Using my imagination is could be the Bishop, used the phrase 'have not learnt their lesson from the holocaust' not referring to as one might first assume to the Jews not suffering enough in the holocaust to see what happens when they are full of themselves, but in the sense of having been yourselves so persecuted have you not learnt from this in regards to persecution of others. A little like when God admonishes his children in the bible to care for foreigners by remembering they to used to be one. But this is only supposition and so ...

It is good those who know the facts and are in positions of authority have taken steps to address what happened.
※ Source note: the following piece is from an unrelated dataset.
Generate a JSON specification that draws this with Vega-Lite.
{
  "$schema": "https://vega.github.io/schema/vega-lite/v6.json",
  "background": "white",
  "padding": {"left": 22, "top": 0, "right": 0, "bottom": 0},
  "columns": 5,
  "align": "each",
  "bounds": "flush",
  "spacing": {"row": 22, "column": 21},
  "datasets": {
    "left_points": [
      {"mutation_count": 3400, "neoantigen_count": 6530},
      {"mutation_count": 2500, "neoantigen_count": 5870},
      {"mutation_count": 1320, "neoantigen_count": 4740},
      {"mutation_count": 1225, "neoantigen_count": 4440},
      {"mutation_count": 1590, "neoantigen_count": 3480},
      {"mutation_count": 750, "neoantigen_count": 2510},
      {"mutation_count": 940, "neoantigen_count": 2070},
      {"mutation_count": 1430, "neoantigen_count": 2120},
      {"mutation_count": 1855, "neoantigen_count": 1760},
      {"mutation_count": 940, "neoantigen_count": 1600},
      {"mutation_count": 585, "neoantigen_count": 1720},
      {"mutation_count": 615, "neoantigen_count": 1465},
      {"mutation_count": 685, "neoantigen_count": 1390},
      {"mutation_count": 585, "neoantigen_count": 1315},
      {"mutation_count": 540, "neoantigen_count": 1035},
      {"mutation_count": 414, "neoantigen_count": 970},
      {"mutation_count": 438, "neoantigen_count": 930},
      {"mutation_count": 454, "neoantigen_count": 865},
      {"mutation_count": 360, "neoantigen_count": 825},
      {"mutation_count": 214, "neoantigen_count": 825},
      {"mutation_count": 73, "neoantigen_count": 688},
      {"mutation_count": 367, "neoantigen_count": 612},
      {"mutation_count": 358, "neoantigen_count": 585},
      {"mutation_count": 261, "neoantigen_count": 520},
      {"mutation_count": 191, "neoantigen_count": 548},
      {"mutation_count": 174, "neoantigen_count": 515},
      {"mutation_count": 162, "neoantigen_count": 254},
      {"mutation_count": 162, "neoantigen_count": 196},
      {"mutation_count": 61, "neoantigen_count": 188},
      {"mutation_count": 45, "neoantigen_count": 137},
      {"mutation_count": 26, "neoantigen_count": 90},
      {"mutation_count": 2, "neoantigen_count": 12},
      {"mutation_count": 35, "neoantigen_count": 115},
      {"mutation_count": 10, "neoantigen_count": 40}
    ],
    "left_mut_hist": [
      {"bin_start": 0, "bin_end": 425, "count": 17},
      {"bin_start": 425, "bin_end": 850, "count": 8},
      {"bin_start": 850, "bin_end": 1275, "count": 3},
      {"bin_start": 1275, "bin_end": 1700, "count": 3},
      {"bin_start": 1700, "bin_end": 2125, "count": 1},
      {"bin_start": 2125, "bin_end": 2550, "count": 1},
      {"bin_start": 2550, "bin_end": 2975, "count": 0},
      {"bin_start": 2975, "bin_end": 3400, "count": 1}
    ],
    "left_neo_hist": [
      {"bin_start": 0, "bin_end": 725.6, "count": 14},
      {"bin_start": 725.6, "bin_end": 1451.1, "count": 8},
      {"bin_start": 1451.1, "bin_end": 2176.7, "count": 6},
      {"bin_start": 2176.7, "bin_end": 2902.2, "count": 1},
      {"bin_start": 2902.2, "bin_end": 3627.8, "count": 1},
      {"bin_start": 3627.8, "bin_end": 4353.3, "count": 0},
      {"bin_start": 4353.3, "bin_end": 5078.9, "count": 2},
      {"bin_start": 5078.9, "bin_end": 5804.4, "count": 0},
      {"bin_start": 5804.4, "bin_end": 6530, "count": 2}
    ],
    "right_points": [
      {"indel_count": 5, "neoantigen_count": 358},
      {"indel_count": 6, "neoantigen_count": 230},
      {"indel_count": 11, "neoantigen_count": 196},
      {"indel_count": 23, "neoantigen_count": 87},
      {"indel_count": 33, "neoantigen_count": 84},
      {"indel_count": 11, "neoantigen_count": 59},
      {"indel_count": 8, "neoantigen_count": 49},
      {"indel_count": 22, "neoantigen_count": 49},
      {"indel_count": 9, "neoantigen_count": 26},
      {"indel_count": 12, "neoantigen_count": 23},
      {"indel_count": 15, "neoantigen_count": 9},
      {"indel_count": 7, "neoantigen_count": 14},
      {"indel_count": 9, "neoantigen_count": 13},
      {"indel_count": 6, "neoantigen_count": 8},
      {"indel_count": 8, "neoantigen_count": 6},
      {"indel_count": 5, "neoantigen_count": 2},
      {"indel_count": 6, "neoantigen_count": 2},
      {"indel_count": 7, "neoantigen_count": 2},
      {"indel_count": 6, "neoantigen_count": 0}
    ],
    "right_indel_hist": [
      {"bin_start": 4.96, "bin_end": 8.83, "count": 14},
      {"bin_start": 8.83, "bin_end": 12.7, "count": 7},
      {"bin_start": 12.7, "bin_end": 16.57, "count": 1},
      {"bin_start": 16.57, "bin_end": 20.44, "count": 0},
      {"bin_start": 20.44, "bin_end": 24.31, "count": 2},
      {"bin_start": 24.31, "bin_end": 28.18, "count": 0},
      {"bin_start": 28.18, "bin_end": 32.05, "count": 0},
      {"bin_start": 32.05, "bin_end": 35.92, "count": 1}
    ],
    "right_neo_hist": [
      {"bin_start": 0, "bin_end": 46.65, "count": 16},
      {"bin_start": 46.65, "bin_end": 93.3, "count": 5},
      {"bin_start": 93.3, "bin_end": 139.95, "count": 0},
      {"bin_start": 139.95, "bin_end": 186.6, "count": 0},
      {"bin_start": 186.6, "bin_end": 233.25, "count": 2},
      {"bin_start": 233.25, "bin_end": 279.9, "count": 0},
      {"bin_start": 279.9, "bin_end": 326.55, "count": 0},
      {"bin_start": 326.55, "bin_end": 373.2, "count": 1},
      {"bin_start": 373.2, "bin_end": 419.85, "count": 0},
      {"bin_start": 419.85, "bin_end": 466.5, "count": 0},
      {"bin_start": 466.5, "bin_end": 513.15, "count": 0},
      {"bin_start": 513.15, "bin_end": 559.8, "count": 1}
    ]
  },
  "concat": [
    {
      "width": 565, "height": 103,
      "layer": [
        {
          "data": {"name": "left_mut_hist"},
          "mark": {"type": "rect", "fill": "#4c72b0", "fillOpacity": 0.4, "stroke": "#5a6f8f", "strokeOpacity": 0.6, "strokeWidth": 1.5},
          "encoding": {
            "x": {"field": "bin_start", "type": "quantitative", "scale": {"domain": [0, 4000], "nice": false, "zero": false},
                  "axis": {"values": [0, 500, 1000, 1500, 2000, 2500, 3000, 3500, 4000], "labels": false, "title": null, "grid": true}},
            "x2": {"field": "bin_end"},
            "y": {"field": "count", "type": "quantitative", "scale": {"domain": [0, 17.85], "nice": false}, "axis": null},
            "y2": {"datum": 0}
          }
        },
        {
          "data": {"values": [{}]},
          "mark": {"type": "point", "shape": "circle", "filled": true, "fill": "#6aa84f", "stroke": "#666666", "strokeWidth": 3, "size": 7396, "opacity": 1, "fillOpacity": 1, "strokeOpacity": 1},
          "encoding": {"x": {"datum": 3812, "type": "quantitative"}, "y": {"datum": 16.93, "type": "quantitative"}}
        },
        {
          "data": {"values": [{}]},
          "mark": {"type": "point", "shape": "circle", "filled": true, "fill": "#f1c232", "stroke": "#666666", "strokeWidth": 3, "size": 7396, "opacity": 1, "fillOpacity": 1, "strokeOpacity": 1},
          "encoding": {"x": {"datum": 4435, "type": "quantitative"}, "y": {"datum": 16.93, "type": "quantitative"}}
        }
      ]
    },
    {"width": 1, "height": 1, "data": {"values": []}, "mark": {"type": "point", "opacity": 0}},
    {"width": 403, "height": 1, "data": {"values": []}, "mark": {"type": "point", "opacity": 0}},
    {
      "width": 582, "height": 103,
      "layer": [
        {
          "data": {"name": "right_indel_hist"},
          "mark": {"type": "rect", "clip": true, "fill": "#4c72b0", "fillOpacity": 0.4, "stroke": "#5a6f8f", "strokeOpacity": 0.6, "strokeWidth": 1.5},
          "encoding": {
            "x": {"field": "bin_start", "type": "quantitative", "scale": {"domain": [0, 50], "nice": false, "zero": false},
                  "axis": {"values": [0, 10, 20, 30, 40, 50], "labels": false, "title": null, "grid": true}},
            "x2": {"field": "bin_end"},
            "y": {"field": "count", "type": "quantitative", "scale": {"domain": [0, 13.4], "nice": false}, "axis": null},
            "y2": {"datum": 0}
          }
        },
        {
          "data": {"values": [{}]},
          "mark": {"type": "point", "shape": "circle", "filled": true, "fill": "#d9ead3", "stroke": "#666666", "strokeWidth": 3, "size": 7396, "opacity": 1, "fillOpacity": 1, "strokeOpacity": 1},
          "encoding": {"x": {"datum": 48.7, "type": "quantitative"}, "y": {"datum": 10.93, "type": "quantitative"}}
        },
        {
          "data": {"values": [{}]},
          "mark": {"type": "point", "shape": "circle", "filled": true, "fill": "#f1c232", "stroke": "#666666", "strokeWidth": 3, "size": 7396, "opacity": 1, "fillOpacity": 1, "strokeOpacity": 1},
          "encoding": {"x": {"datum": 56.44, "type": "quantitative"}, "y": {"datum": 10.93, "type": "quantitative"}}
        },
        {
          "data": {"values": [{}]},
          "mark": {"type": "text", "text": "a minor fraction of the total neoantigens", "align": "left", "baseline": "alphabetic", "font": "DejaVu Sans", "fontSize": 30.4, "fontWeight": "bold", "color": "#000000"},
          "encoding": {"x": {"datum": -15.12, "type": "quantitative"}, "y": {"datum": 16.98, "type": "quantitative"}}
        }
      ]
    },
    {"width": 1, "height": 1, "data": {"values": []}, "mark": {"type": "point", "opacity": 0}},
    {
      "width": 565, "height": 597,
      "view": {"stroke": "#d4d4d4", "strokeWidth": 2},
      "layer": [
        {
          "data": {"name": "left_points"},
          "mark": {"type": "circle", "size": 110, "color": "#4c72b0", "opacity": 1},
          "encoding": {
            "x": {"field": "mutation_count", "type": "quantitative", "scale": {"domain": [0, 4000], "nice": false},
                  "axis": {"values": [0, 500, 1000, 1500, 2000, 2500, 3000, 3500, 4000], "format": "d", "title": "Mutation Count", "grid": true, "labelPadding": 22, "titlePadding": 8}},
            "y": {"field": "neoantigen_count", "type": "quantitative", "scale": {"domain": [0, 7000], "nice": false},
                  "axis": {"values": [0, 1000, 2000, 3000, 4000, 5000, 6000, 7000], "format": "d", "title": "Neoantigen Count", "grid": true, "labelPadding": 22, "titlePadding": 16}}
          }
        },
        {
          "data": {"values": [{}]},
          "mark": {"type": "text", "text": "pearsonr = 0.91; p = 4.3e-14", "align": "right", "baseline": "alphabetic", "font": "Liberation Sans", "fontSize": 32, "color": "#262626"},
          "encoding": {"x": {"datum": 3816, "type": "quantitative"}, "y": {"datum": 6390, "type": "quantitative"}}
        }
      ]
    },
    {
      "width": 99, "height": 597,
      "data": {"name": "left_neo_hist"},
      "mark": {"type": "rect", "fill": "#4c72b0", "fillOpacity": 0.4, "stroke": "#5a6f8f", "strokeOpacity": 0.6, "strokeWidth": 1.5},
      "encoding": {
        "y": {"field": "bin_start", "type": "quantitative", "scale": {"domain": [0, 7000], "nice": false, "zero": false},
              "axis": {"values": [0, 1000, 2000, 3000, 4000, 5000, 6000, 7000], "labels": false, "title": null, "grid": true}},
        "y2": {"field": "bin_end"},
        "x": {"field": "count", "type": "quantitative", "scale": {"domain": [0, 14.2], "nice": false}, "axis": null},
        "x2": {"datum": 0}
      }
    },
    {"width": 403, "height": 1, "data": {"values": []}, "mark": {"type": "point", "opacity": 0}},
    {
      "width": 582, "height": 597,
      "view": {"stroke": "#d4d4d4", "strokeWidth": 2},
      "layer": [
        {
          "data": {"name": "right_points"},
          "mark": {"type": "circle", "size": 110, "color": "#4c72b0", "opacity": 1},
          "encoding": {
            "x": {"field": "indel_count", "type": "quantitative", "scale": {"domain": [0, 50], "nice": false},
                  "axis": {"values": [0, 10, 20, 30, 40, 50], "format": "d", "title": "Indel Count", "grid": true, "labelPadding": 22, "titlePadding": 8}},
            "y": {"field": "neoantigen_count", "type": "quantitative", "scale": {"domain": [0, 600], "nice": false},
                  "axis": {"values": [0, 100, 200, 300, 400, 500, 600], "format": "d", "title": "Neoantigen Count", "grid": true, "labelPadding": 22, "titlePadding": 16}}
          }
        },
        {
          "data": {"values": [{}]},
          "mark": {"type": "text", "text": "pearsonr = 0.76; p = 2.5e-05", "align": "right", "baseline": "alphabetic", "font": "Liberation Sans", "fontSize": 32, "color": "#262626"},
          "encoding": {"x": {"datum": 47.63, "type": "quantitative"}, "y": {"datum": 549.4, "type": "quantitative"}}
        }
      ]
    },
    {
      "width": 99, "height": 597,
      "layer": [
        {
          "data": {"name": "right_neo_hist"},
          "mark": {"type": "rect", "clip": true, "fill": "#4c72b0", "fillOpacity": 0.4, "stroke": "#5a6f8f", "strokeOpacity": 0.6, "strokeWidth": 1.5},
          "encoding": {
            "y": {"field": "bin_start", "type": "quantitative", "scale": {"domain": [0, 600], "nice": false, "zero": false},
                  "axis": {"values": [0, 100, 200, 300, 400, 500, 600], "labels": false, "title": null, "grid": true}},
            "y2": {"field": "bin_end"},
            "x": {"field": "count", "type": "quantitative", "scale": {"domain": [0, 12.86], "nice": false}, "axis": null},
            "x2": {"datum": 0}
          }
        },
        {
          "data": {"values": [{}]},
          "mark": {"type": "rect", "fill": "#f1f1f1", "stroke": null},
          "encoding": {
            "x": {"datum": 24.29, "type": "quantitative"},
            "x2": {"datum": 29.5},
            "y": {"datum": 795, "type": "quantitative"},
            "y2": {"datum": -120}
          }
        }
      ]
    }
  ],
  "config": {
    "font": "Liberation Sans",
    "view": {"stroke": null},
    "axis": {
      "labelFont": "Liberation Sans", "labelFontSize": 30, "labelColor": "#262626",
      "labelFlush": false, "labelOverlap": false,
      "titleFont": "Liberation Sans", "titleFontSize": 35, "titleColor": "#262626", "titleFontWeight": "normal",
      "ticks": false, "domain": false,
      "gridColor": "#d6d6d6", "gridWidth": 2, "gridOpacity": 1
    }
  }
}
P.S. My imagination is this ony and I am not accusing the Jewish people of persecuting, only acknowledging in the current climate this is one viewpoint. The book Son of Hammas gives a very good insiders perspective on the Jewish/Palestinian conflict.

Anonymous said...

Since Nick seems unable to understand my point (he's certainly not responding to it), perhaps he might try and explain his own: where does he think his derogatory comment (Peter seems generous to some in moderation) is alliterative?


Anonymous said...

Hi Peter, I will not comment further on this thread since I only had one point to make. I agree with your comments and Jean's. The alliteration appears in my ululation sentence. Nick.

Anonymous said...

I assumed as Jean did, Nick, that Bishop Gray was drawing on the horror of Jewish experience to seek greater compassion and justice for Palestinians. So, I reinforce my point - the wonder is not the lack of the chattering classes criticizing Bishop Gray. It is for the regathering-Jews-to-Israel, Christian-Zionist, Jesus-is-coming-back-soon, normally-so-vocal tea sippers to explain their turning a blind eye.